Adonai will give strength to the people, Adonai will bless the people with peace. I am praying for strength for myself and for all those who suffer. And I am praying that if we can find that strength within ourselves, that it will lead us to a sense of peace.
I reflect on this moving quote from Marilynne Robinson’s profound novel, Gilead (p. 137) “That’s her courage, her pride, and I know you will be respectful of it, and remember at the same time that a very, very great gentleness is called for, a great kindness. Because no one ever has that sort of courage who hasn’t needed it.” I am so touched by the author’s words. We don’t innately have courage. We find it when we need it. If we have courage, it is because we had no choice but to find a way to persevere.

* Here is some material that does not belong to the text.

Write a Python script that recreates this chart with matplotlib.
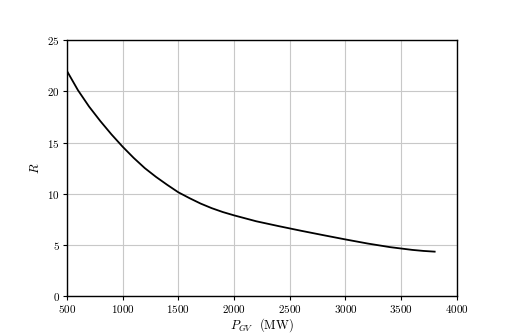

Someone said to me that I must want to get back to normal. I replied that there is no getting back to normal, there is only moving forward into a new normal. Moving forward slowly, cautiously, consciously, and with courage. I love what Marilynne Robinson wrote, that when we see people with this kind of courage, we must tread very, very lightly, understanding the depth of the pain that leads to the height of strength and courage. And, yes, a great gentleness is called for, a great kindness.
Don’t we all suffer? Don’t we all experience pain and loss? Shouldn’t we treat everyone we meet with great gentleness, with great kindness? I’ll conclude with words most often attributed to Philo of Alexandria, but really of an unknown source, “Be kind, for everyone you meet is fighting a hard battle.” May we be blessed with strength and peace.